Wonder why Americans continue to fall behind? One reason is because the economy is rigged against them. Employees are working harder and harder but the system isn’t working for us.
Instead, CEOs and corporate special interests are spending millions attacking workers. And one of those attacks is the Janus Supreme Court case.
Instead of making it easier for workers to get ahead--collectively bargain for better wages and working conditions--the Janus political attack has been brought forward by billionaires who want to make it harder for workers to get ahead and win for their families.
We all know a bad decision in Janus could make the entire country Right to Work for public employees. But it could also do collateral damage in other ways, according to the group, American Constitution Society for Law and Policy. “…if Janus prevails, the case will cast doubt on many other situations where the government requires payments from individuals that are used for purposes to which they object.” Janus could indeed be opening Pandora’s box, putting in jeopardy other situations whereby payments or dues are required like taxes, student fees, utility bills, and insurance premiums, pension funds and even homeowner’s association fees, according to the group.

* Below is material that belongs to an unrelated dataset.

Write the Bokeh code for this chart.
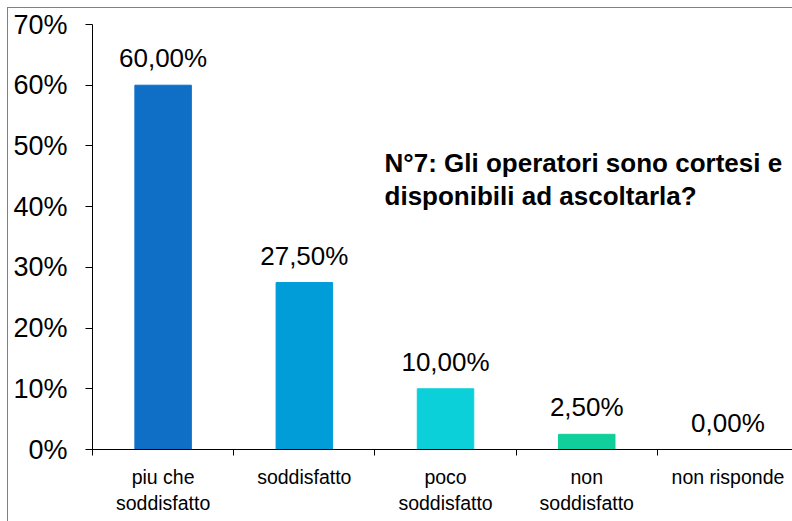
from bokeh.plotting import figure
from bokeh.models import (ColumnDataSource, Range1d, FixedTicker, LabelSet, Label,
                          PrintfTickFormatter)
from bokeh.core.properties import value
from bokeh.embed import file_html
from bokeh.resources import INLINE

# ---- data ----
categories = ["piu che\nsoddisfatto", "soddisfatto", "poco\nsoddisfatto",
              "non\nsoddisfatto", "non risponde"]
values = [60.0, 27.5, 10.0, 2.5, 0.0]
colors = ["#0F6FC6", "#009DD9", "#0BD0D9", "#10CF9B", "#7CCA62"]
y_ticks = [0, 10, 20, 30, 40, 50, 60, 70]
title_lines = ["N°7: Gli operatori sono cortesi e", "disponibili ad ascoltarla?"]

FONT = "Liberation Sans"

xs = list(range(len(categories)))
value_labels = [f"{v:.2f}".replace(".", ",") + "%" for v in values]

source = ColumnDataSource(dict(x=xs, top=values, color=colors, label=value_labels))

p = figure(width=792, height=521, output_backend="svg", toolbar_location=None,
           x_range=Range1d(-0.5, 4.457), y_range=Range1d(0, 70),
           min_border_left=92, min_border_right=0, min_border_top=24,
           min_border_bottom=72)
p.styles = {"box-shadow": "inset 7px 7px 0 0 #ffffff, inset 8px 8px 0 0 #808080",
            "background-color": "white"}
p.outline_line_color = None
p.xgrid.visible = False
p.ygrid.visible = False
p.background_fill_color = "white"
p.border_fill_color = None

p.vbar(x="x", top="top", width=0.40, color="color", source=source)

labels = LabelSet(x="x", y="top", text="label", source=source, y_offset=18,
                  text_align="center", text_baseline="alphabetic",
                  text_font=value(FONT), text_font_size="26px", text_color="black")
p.add_layout(labels)

# y axis
yax = p.yaxis[0]
yax.ticker = FixedTicker(ticks=y_ticks)
yax.formatter = PrintfTickFormatter(format="%d%%")
yax.major_label_text_font = FONT
yax.major_label_text_font_size = "27px"
yax.major_label_text_color = "black"
yax.major_tick_in = 0
yax.major_tick_out = 7
yax.minor_tick_line_color = None
yax.major_label_standoff = 18
yax.axis_line_color = "black"
yax.major_tick_line_color = "black"

# x axis
xax = p.xaxis[0]
xax.ticker = FixedTicker(ticks=xs, minor_ticks=[i - 0.5 for i in range(len(categories) + 1)])
xax.major_label_overrides = {i: c for i, c in zip(xs, categories)}
xax.major_tick_line_color = None
xax.major_tick_in = 0
xax.major_tick_out = 0
xax.minor_tick_in = 0
xax.minor_tick_out = 6
xax.minor_tick_line_color = "black"
xax.axis_line_color = "black"
xax.major_label_text_font = FONT
xax.major_label_text_font_size = "19.5px"
xax.major_label_text_color = "black"
xax.major_label_standoff = 10

# title in the plot area
for line, ypos in zip(title_lines, [47.27, 41.82]):
    p.add_layout(Label(x=1.568, y=ypos, text=line, text_font=FONT,
                       text_font_size="26px", text_font_style="bold",
                       text_color="black", text_baseline="alphabetic",
                       text_align="left"))

open("out.html", "w").write(file_html(p, INLINE))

It could also, eventually, bring the kind of labor unrest we’ve recently witnessed in Right to Work states like West Virginia and Oklahoma, where thousands of teachers—tired of not having a seat at the table--marched for better wages, rights and benefits.
In contrast, OCSEA members have recently been reminded of how unions actually level the playing field. An OCSEA Bargaining Team just finished negotiating a three-year contract for state employees that contains an 8.5 percent increase in wages, a first-ever vacation cash out and an increase in the hourly wage for second- and third-shift workers!
For the month of June, this union, and millions of unionized public employees around the country, will be keeping a close watch out for Decision Day, the day the U.S. Supreme Court hears the Janus case, which is expected at the end of the month.